The problem steadily becomes bigger: Ehec (Ger., Eng.) is a subtype of the E.coli (Ger., Eng.) bacterium. An infection with this can lead to very different courses of the disease, but it may lead to huS (Ger., Eng.). This may kill humans and actually it does so: 17 people already died and there will be more; I am not sure how many people are infected, the number is around 2000 (according to this article). Actually Ehec has a small grin only for our antibiotics – they are useless.
The bacterium lives in animals like cows, in their bowels. When the first cases were known, samples were taken from food the infected had and very fast raw vegetables like tomatoes, salad, gherkins were identified as carriers. Because some of the first probes carried E.coli and came from Spain, it was accepted that Spanish imported vegetable would be the source of the infection. This is meanwhile proofed wrong: The Spanish products can not be the carriers of the infection, they never carried Ehec. Besides: There should be thousands of dead Spaniards littering the streets if Spanish tomatoes and salad were poisonous. I read somewhere that only two people in Spain are infected with Ehec, and they seemingly came back from a travel to – Germany.

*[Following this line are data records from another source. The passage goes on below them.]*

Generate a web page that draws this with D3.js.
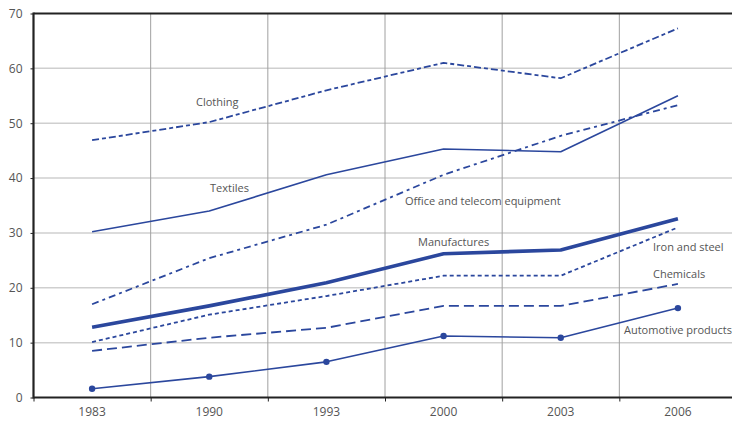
<!DOCTYPE html>
<html>
<head>
<meta charset="utf-8">
<script src="https://cdn.jsdelivr.net/npm/d3@7"></script>
<style>
  body { margin: 0; background: #fff; }
  text { font-family: "Open Sans", "Noto Sans", sans-serif; }
</style>
</head>
<body>
<script>
// chart data
const years = ["1983", "1990", "1993", "2000", "2003", "2006"];
const yTicks = [0, 10, 20, 30, 40, 50, 60, 70];

const clothing = [46.9, 50.2, 56.0, 61.0, 58.2, 67.3];
const textiles = [30.2, 34.0, 40.6, 45.3, 44.8, 55.0];
const office = [17.0, 25.4, 31.5, 40.6, 47.7, 53.3];
const manufactures = [12.8, 16.7, 20.9, 26.2, 26.9, 32.6];
const ironSteel = [10.1, 15.1, 18.5, 22.2, 22.2, 31.0];
const chemicals = [8.5, 10.9, 12.7, 16.7, 16.7, 20.7];
const automotive = [1.6, 3.8, 6.5, 11.2, 10.9, 16.3];

const blue = "#2b479d";
const textGrey = "#555";

const series = [
  { name: "Clothing", values: clothing, dash: "7,3,4,3", width: 1.8, label: [196, 106] },
  { name: "Textiles", values: textiles, dash: null, width: 1.6, label: [210, 192] },
  { name: "Office and telecom equipment", values: office, dash: "7,4,3,4", width: 1.8, label: [405, 205] },
  { name: "Manufactures", values: manufactures, dash: null, width: 3.6, label: [418, 246] },
  { name: "Iron and steel", values: ironSteel, dash: "4,3", width: 1.8, label: [653, 251] },
  { name: "Chemicals", values: chemicals, dash: "10,5", width: 1.8, label: [653, 278] },
  { name: "Automotive products", values: automotive, dash: null, width: 1.6, label: [624, 334], dots: true }
];

const svg = d3.select("body")
  .append("svg")
  .attr("width", 732)
  .attr("height", 421);

const plotLeft = 33.5, plotRight = 736.5, plotTop = 13.5, plotBottom = 397.5;

const x = d3.scaleBand()
  .domain(years)
  .range([plotLeft, plotRight]);

const y = d3.scaleLinear()
  .domain([0, 70])
  .range([plotBottom, plotTop]);

const cx = (d) => x(d) + x.bandwidth() / 2;

// horizontal gridlines
svg.append("g")
  .selectAll("line")
  .data(yTicks.slice(1, -1))
  .enter()
  .append("line")
  .attr("x1", plotLeft)
  .attr("x2", 732)
  .attr("y1", (d) => y(d))
  .attr("y2", (d) => y(d))
  .attr("stroke", "#cfcfcf")
  .attr("stroke-width", 1.5);

// vertical gridlines at band edges
svg.append("g")
  .selectAll("line")
  .data(years.slice(1))
  .enter()
  .append("line")
  .attr("x1", (d) => x(d))
  .attr("x2", (d) => x(d))
  .attr("y1", plotTop)
  .attr("y2", plotBottom)
  .attr("stroke", "#a0a0a0")
  .attr("stroke-width", 1);

// y axis
let yAxis = d3.axisLeft(y).tickValues(yTicks).tickSize(3).tickPadding(8);
let gy = svg.append("g")
  .attr("transform", "translate(" + plotLeft + ",0)")
  .call(yAxis);
gy.select(".domain").remove();
gy.selectAll("line").attr("stroke", "#222");
gy.selectAll("text")
  .attr("fill", textGrey)
  .style("font-size", "12px");

// x axis ticks at band edges
let xEdge = d3.scaleLinear().domain([0, years.length]).range([plotLeft, plotRight]);
let xAxis = d3.axisBottom(xEdge).tickValues(d3.range(0, years.length)).tickSize(4).tickFormat("");
let gx = svg.append("g")
  .attr("transform", "translate(0," + plotBottom + ")")
  .call(xAxis);
gx.select(".domain").remove();
gx.selectAll("line").attr("stroke", "#222");

svg.append("g")
  .selectAll("text")
  .data(years)
  .enter()
  .append("text")
  .attr("x", cx)
  .attr("y", plotBottom + 18)
  .attr("text-anchor", "middle")
  .attr("fill", textGrey)
  .style("font-size", "12px")
  .text((d) => d);

// frame lines
svg.append("line")
  .attr("x1", plotLeft).attr("x2", 732)
  .attr("y1", plotTop).attr("y2", plotTop)
  .attr("stroke", "#222").attr("stroke-width", 2);
svg.append("line")
  .attr("x1", plotLeft).attr("x2", 732)
  .attr("y1", plotBottom).attr("y2", plotBottom)
  .attr("stroke", "#222").attr("stroke-width", 2.2);
svg.append("line")
  .attr("x1", plotLeft).attr("x2", plotLeft)
  .attr("y1", plotTop - 1).attr("y2", plotBottom + 1)
  .attr("stroke", "#222").attr("stroke-width", 2.2);

// series lines
let line = d3.line()
  .x((d, i) => cx(years[i]))
  .y((d) => y(d));

series.forEach((s) => {
  svg.append("path")
    .datum(s.values)
    .attr("d", line)
    .attr("fill", "none")
    .attr("stroke", blue)
    .attr("stroke-width", s.width)
    .attr("stroke-dasharray", s.dash)
    .attr("stroke-linejoin", "round");

  if (s.dots) {
    svg.append("g")
      .selectAll("circle")
      .data(s.values)
      .enter()
      .append("circle")
      .attr("cx", (d, i) => cx(years[i]))
      .attr("cy", (d) => y(d))
      .attr("r", 3.2)
      .attr("fill", blue);
  }

  svg.append("text")
    .attr("x", s.label[0])
    .attr("y", s.label[1])
    .attr("fill", textGrey)
    .style("font-size", "11px")
    .text(s.name);
});
</script>
</body>
</html>
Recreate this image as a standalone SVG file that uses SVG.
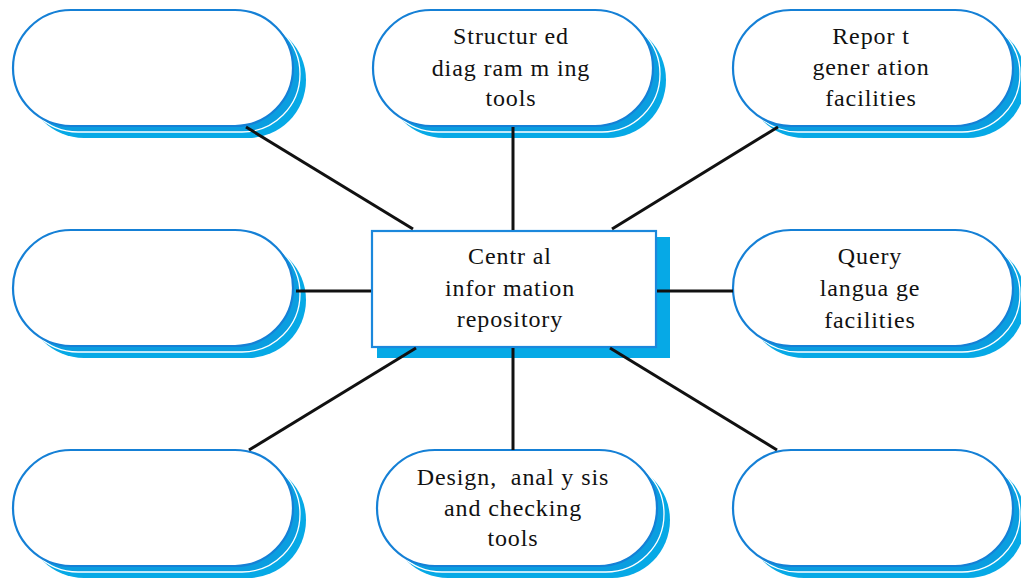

The source of the infection is still not found and the numbers rise. A leading physician compared it to the Ruhr-epidemy (Ger., Eng.) around the end of WWII. Meanwhile the genome of the bacterium is deciphered: It is a brand new combination of formerly known components. Maybe that will help to find a working antibiotic combination, hopefully pretty fast.
What I find very disturbing is that the numbers of infections did not go down a bit, they even went up at a more rapid pace than last week. Anybody here knows by now that biting in an unwashed salad may have some unhappy consequences: In fact farmers in the most affected Bundesländer in the North of Germany had to destroy their crop, first farms face bankruptcy – nobody buys their products.
It is a regional problem still: Hamburg, Niedersachsen, Brandenburg and Berlin are the places with the most infections. Hessen, Rheinland-Pfalz, Baden-Wuerttemberg and Bayern are seemingly not affected. At least I heared about only two cases in Northern Bavaria, in the city of Bayreuth – nothing else.
As we know now two bacteria swapped their dna and made a new bacterium we call Ehec. This act of generation most possible took place in some cow’s bowels. Cattle excretion today in Germany are nearly totally handled in the form of liquid manure (Gülle) and brought out on fields.
Big, industrialized livestock holding (cows and pigs) is done in the North of Germany. There we have also very large (and flat, Ger., Eng.) areas for producing different fruit: For humans and for animals.
I remember that some weeks ago a major smash-up took place on an Autobahn in Mecklenburg-Vorpommern, nearly 100 cars slammed into each other, people died. It was caused by a sandstorm: A fast developing, all clouding dark wall of dust that made it impossible to see for ten meters, forget to drive on an Autobahn, blamm. It was not the first such event, some weeks ago I heard about a dust storm over the Ostsee (Ger., Eng.), what I found to be pretty remarkable. They seemingly have an erosion problem there. It’s a dry year so far.
Is it possible that Ehec simply sits in the soil? In dust? Ehec is never really in a vegetable – it could not live there, it is on the surface of vegetables. Or things.
It would be worth a look: Where and when was liquid manure brought out on fields; where and when did dust storms occur; in which direction was how many earth transported? How long can Ehec survive outside a cow?
I stand corrected in regard of the actual numbers: In this German article you find a map showing the actual “EHEC-Fälle in Deutschland”, just scroll down a bit. Bavaria has 62 confirmed cases, 19 of them huS, no deaths.